Written instruction: The lines below are to be quoted exactly, from the first through the one that contains "fig = go.Figure()".
━━━ Records provided ━━━
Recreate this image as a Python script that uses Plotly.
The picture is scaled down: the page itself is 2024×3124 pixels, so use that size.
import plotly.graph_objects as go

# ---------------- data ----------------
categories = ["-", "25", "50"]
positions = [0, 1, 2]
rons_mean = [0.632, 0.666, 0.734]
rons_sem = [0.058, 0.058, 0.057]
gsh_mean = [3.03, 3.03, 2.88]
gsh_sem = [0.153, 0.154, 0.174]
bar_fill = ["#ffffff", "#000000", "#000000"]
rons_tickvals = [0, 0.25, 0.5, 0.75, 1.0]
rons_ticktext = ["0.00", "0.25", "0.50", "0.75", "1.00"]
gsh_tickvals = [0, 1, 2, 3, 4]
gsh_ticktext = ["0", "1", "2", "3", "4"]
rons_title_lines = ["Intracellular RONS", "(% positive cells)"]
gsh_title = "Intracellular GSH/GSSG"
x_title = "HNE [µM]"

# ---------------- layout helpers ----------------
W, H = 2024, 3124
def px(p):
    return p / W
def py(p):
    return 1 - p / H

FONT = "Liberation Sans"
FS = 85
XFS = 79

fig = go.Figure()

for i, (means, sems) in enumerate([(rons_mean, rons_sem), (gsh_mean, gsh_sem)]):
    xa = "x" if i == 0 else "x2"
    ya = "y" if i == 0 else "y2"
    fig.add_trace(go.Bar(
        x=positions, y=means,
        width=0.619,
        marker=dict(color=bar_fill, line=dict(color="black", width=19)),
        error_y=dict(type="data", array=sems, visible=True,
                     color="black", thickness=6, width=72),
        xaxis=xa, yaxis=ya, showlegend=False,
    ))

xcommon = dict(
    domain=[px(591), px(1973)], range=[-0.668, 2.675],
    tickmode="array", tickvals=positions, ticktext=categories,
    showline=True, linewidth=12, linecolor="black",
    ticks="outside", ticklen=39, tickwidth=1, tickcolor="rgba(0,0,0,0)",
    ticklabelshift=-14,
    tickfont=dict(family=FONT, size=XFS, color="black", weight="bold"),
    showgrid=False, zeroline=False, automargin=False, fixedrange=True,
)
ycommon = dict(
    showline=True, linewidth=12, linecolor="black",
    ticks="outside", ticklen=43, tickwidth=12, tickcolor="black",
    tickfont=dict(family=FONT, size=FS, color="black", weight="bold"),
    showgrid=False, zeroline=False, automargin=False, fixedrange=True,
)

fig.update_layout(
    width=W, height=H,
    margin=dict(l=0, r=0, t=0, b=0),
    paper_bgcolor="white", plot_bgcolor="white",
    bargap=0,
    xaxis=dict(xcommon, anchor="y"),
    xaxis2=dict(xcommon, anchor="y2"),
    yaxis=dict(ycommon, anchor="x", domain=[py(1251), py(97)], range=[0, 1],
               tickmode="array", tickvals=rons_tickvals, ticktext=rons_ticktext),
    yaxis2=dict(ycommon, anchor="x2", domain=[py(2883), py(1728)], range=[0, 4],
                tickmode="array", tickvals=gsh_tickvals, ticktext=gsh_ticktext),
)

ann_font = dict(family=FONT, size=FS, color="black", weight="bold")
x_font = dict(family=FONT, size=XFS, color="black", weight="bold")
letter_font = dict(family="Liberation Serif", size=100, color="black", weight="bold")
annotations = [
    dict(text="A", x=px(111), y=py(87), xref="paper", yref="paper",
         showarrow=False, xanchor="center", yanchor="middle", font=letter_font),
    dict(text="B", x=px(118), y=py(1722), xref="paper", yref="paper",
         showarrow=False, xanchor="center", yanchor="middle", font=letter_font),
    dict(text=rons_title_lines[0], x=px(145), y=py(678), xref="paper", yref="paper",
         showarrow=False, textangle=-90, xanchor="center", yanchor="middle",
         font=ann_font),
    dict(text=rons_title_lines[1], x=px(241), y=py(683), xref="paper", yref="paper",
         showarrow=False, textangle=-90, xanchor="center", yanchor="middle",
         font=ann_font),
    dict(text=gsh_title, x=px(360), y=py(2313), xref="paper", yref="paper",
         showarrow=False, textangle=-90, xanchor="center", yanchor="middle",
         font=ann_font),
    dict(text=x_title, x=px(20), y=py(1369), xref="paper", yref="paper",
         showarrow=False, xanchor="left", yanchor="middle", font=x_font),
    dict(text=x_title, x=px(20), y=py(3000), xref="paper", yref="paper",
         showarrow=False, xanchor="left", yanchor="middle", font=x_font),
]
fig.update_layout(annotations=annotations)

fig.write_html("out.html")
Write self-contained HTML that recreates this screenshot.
━━━
Reply:
Recreate this image as a Python script that uses Plotly.
The picture is scaled down: the page itself is 2024×3124 pixels, so use that size.
import plotly.graph_objects as go

# ---------------- data ----------------
categories = ["-", "25", "50"]
positions = [0, 1, 2]
rons_mean = [0.632, 0.666, 0.734]
rons_sem = [0.058, 0.058, 0.057]
gsh_mean = [3.03, 3.03, 2.88]
gsh_sem = [0.153, 0.154, 0.174]
bar_fill = ["#ffffff", "#000000", "#000000"]
rons_tickvals = [0, 0.25, 0.5, 0.75, 1.0]
rons_ticktext = ["0.00", "0.25", "0.50", "0.75", "1.00"]
gsh_tickvals = [0, 1, 2, 3, 4]
gsh_ticktext = ["0", "1", "2", "3", "4"]
rons_title_lines = ["Intracellular RONS", "(% positive cells)"]
gsh_title = "Intracellular GSH/GSSG"
x_title = "HNE [µM]"

# ---------------- layout helpers ----------------
W, H = 2024, 3124
def px(p):
    return p / W
def py(p):
    return 1 - p / H

FONT = "Liberation Sans"
FS = 85
XFS = 79

fig = go.Figure()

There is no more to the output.